Surrogacy & Egg Donation Issues
Bypassing French Surrogacy Law via California
By Theresa M. Erickson
The following article is from www.conflictoflaws.net
A few weeks ago, I wrote a post on the story of a French couple who bypassed the French ban on surrogacy by resorting to a Californian surrogate mother. When the couple came back to France, French prosecutors took all available legal steps to deny them recognition of their parental status in France.
I am grateful to Kees Saarloos for forwarding me the judgment of the Paris court of appeal which ruled on the conflict issue on October 25, 2007. The judgment, however, is quite disappointing. It seems that French prosecutors were unable to analyze properly the conflict issues and thus to present a robust argumentation against the recognition of the parental status acquired in the U.S. This enabled the French court to reach a decision without truly addressing the issues. The judgment identified a few of them, but then stressed that they were not put forward by the plaintiff (i.e. the prosecutors), and that it did not need address them.
The judgment is more useful for the background it gives on what happened in California. The California Supreme Court had conferred the parental status to the French couple before the actual birth of the children, and ordered both the hospital in San Diego and the Californian Department of Public Health to mention the couple as the only parents on the hospital registry and the birth certificate. The couple could thus have sought recognition of a variety of foreign public acts. One was the Californian judgment, another was the birth certificate.
In a nutshell, the actual decision of the court can be summarized as follows:
As the plaintiffs have not challenged the recognition of either of these acts in France, their challenge of the transcription of the parental status on the French registries is inadmissible.

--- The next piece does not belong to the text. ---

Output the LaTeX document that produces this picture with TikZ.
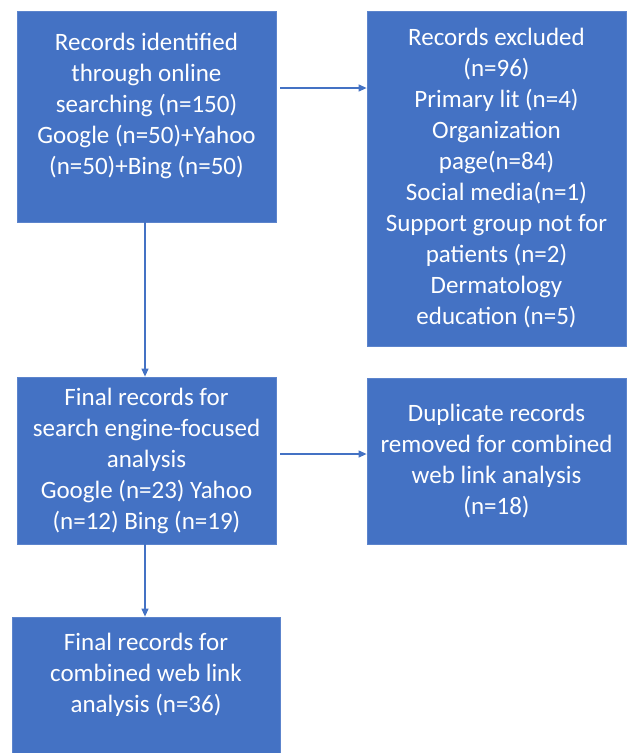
\documentclass[tikz,border=0pt]{standalone}
\usepackage{fontspec}
\setmainfont{Carlito}
\usetikzlibrary{arrows.meta}
\definecolor{boxblue}{RGB}{68,114,196}
\definecolor{edgeblue}{RGB}{92,132,204}
\tikzset{
  rec/.style={draw=edgeblue, line width=0.8pt, fill=boxblue, text=white,
    align=center, inner sep=0pt, font=\fontsize{25}{31}\selectfont},
  flow/.style={draw=boxblue, line width=1.2pt, -{Triangle[length=8pt,width=7pt]}}
}
\begin{document}
\begin{tikzpicture}[x=1pt,y=-1pt]
      \useasboundingbox (0,0) rectangle (627,753);
      \draw
        (146.5,116.5) node[rec, minimum width=259pt, minimum height=211pt] (ident)
          {Records identified\\through online\\searching (n=150)\\Google (n=50)+Yahoo\\(n=50)+Bing (n=50)\\[-5pt]\mbox{}}
        (496.5,178.5) node[rec, minimum width=259pt, minimum height=335pt] (excl)
          {Records excluded\\(n=96)\\Primary lit (n=4)\\Organization\\page(n=84)\\Social media(n=1)\\Support group not for\\patients (n=2)\\Dermatology\\education (n=5)}
        (146.5,460.5) node[rec, minimum width=259pt, minimum height=167pt] (engine)
          {Final records for\\search engine-focused\\analysis\\Google (n=23) Yahoo\\(n=12) Bing (n=19)}
        (496.5,461) node[rec, minimum width=259pt, minimum height=166pt] (dupl)
          {Duplicate records\\removed for combined\\web link analysis\\(n=18)}
        (146,693.5) node[rec, minimum width=268pt, minimum height=153pt] (comb)
          {Final records for\\combined web link\\analysis (n=36)\\[10pt]\mbox{}};
      \begin{scope}[flow]
        \draw ([xshift=4pt,yshift=28.5pt]ident.east) coordinate (a1) -- (a1 -| excl.west);
        \draw ([xshift=-1.5pt]ident.south) -- ([xshift=-1.5pt]engine.north);
        \draw ([xshift=4pt,yshift=6.5pt]engine.east) coordinate (a2) -- (a2 -| dupl.west);
        \draw ([xshift=-1.5pt]engine.south) -- ([xshift=-1pt]comb.north);
      \end{scope}
    \end{tikzpicture}
\end{document}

The foreign acts govern.
The plaintiffs did not challenge the accuracy of the content of the transcription, but only the transcription itself. The issue of whether the couple was actually the parents of the children was therefore not before the court.
Finally, and in any case, failure to provide the couple with a parental status would result in the children having no parents legally speaking, which would not comport with the superior interest of the children.